Last month’s rural rape-murders have again highlighted how low the level of human security is, particularly for women and girl children, in certain areas of this country. These serious crimes have exposed the seeming inability of the administration and its educational, law enforcement, social welfare and youth services to comprehend the causes of the crisis. As a result, no policies are likely to be put in place to ensure the safety of the country’s most vulnerable citizens, the very old and the very young.
The nation awoke on Independence Day to the news of the rape-murder of 79-year-old blind, shut-in Dhanwantie, known as ‘Auntie,’ at Sans Souci on Wakenaam Island in the Essequibo. That tragedy rekindled memories of the gruesome rape-murder of 12-year-old Julie Sooklall on the same island of Wakenaam in November 2004. The girl’s body was found, still dressed in her school uniform, not far from her home. Three adolescents were found culpable of the crime. There was also another vicious rape-murder of 75-year-old Millicent Subechen, known as ‘Aunty Milly,’ at her home in Wakenaam in September 2001. Another adolescent was found guilty and imprisoned.
How is it that such a small island of 45 km² with a farming population of a mere 3,000 families, most of whom are familiar with one another, could be the arena for such atrocities? In fact, Wakenaam is not alone. On the smaller island of Leguan a short distance away, Bibi Farida Khan, known as ‘Monica,’ had also been savagely raped, murdered and dumped in a canal at Blenheim in July 2006. Across the Essequibo River channels, the rape-murders of 17-year-old student Sharon Sooklall at Naamryck near to Parika on the East Bank Essequibo in February 2001, and of 46-year-old Fazila Mohamed of Johanna Cecilia on the Essequibo Coast in June 2005 are still ruefully remembered.
Earlier last month, residents of the Corentyne Coast were revolted at the rape-murder of Deokali Peter, an 18-year-old waitress. She had been gang-raped and left to die after her assailants tried to drown her in a canal at Port Mourant. There have been similar crimes of violence in other villages on the Corentyne. At Maida, three brothers broke into the home of 32-year-old Achama Madramootoo, dragged her to the backdam raping her repeatedly on the way, and drowned her in a canal in September 2003. At Warren, 16-year-old schoolgirl Roshini Pertabsingh was raped and killed in a home in June 2006.
Elsewhere, 18-year-old Anita Persaud of Good Faith, Mahaicony, in August 2001; Rohana Wilson, a 24-year-old mother of two of Mahdia, in October 2006; and 9-year-old Sade Stoby whose violated body was found a mere 500 metres from her home in the village of Mocha-Arcadia on the East Bank Demerara in November last year, have also been victims of rape-murders. Many of the assailants have been adolescents.

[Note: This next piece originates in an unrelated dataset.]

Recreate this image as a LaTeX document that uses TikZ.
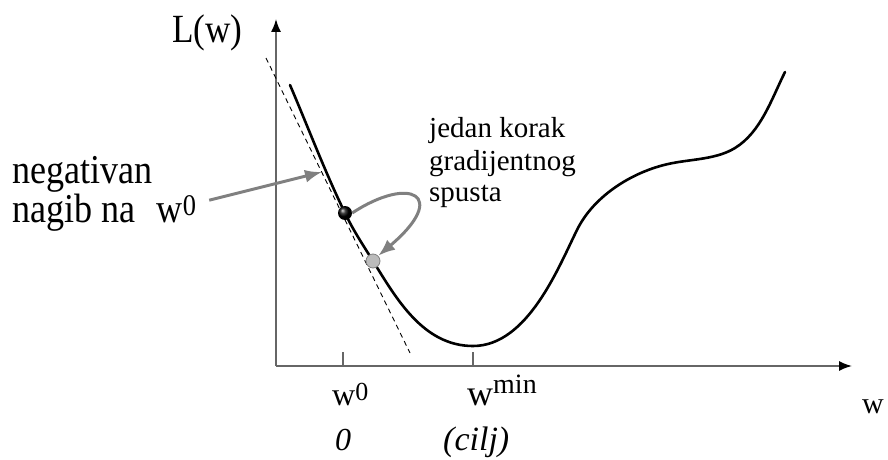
\documentclass[tikz,border=0pt]{standalone}
\usepackage{fontspec}
\setmainfont{Liberation Serif}
\newfontfamily\narrowserif{Liberation Serif}[FakeStretch=0.88]
\usepackage{xcolor}
\definecolor{gdaxis}{HTML}{666666}
\definecolor{gdarrow}{HTML}{808080}
\definecolor{gdstep}{HTML}{BBBBBB}
\usepackage{tikz}
\usetikzlibrary{arrows.meta,positioning,calc,shadings}
\tikzset{
  gdaxisline/.style={draw=gdaxis,line width=1.6pt,-{Latex[length=13pt,width=10pt,color=black]}},
  gdtick/.style={draw=gdaxis,line width=1.4pt},
  gdcurve/.style={line width=2.6pt,line cap=round},
  gdtangent/.style={line width=0.9pt,dash pattern=on 5pt off 4pt},
  gdpointer/.style={draw=gdarrow,line width=3pt,-{Latex[length=17pt,width=13pt]}},
  gdtext/.style={inner sep=0pt,anchor=base west},
  gdbig/.style={gdtext,font=\narrowserif\fontsize{41pt}{41pt}\selectfont},
  gdnote/.style={gdtext,font=\fontsize{29pt}{31pt}\selectfont},
}
\newcommand{\gdsup}[3]{\raisebox{#1}{\fontsize{#2}{#2}\selectfont #3}}

\begin{document}
\begin{tikzpicture}[x=1pt,y=-1pt]
\useasboundingbox (0,0) rectangle (888,460);
% axes
\coordinate (orig) at (276,366);
\coordinate (ytop) at (276,19);
\coordinate (xend) at (852,366);
\coordinate (t0) at (343,366);
\coordinate (tmin) at (473,366);
\draw[gdaxisline] (orig) -- (ytop);
\draw[gdaxisline] (orig) -- (xend);
\draw[gdtick] (t0) -- ++(0,-14);
\draw[gdtick] (tmin) -- ++(0,-14);
% loss curve and tangent
\draw[gdcurve] (290,85) .. controls (308,127) and (325,172) .. (345,213)
  .. controls (353,230) and (363,245) .. (373,261)
  .. controls (396,298) and (423,346) .. (473,346)
  .. controls (528,346) and (559,266) .. (577,230)
  .. controls (594,195) and (635,170) .. (673,163)
  .. controls (694,159) and (717,159) .. (735,148)
  .. controls (761,132) and (771.5,99) .. (785,72);
\draw[gdtangent] (266,58) -- (410,353);
\node[circle,inner sep=0pt,minimum size=14pt,ball color=black] (w0dot) at (345,213) {};
\node[circle,inner sep=0pt,minimum size=14pt,draw=gdarrow,line width=0.8pt,fill=gdstep] (w1dot) at (373,261) {};
% labels
\node[gdtext,font=\narrowserif\fontsize{40pt}{40pt}\selectfont] (lw) at (172,42) {L(w)};
\node[gdbig] (neg) at (12,183) {negativan};
\node[gdbig] (nagib) at (12,222) {nagib na\hspace{0.3em} w\gdsup{7pt}{30pt}{0}};
\node[gdnote] (korak) at (429,137) {jedan korak};
\node[gdnote] (grad) at (429,170) {gradijentnog};
\node[gdnote] (spust) at (429,201) {spusta};
\node[gdtext,font=\fontsize{32pt}{32pt}\selectfont] (w0lab) at (332,405) {w\gdsup{5pt}{26pt}{0}};
\node[gdtext,font=\fontsize{36pt}{36pt}\selectfont] (wminlab) at (467,405) {w\gdsup{12pt}{28pt}{min}};
\node[gdtext,font=\itshape\fontsize{32pt}{32pt}\selectfont] (zero) at (335,450) {0};
\node[gdtext,font=\itshape\fontsize{34pt}{34pt}\selectfont] (cilj) at (443,450) {(cilj)};
\node[gdtext,font=\fontsize{30pt}{30pt}\selectfont] (waxis) at (862,413) {w};
% pointers
\coordinate (slopept) at (322,172);
\draw[gdpointer] ([xshift=13pt,yshift=12pt]nagib.east) -- (slopept);
\draw[gdpointer] (w0dot.east) .. controls (410,175) and (450,195) .. (w1dot.north east);
\end{tikzpicture}
\end{document}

The list is long and bloody but, with all of this evidence, exactly what has the administration done? The Ministers of Education, Home Affairs, Legal Affairs, Human Services and Social Security and Culture, Youth and Sports must surely realise that something has gone wrong among the young. These ministers have the responsibility to remedy the problem. It should be clear, also, that some sort of study or inquiry should be initiated to determine the causes of this particular type of cruel criminal conduct.
The administration’s primary responsibility should be to ensure human security by protecting citizens and communities from criminal violence and by preserving vital freedoms to ensure people’s ability to live in dignity. Its cherished policies for community policing, neighbourhood policing and citizens’ security now seem to have been misdirected against some imaginary non-community threat when the real problems reside among the idle louts next door. Many women and girl children have become victims of violence in their own homes and communities.
Over the past 15 years, the administration has promulgated a National Youth Policy and sponsored an array of nice-sounding youth schemes – the Guyana Youth Development Association; National Youth Council; National Youth Parliament; President’s Youth Choice Initiative; President’s Youth Award Republic of Guyana; and the Youth Employment Scheme – for example. But it is clear that they have not been able to significantly improve employment opportunities or curb criminal activity among the young.
If the lives of the young are to be changed, and if women and children are to be saved from savagery of rape-murders such as those which have afflicted Wakenaam and elsewhere, the administration needs to refashion its patchwork youth policy. The problem will not go away of its own accord.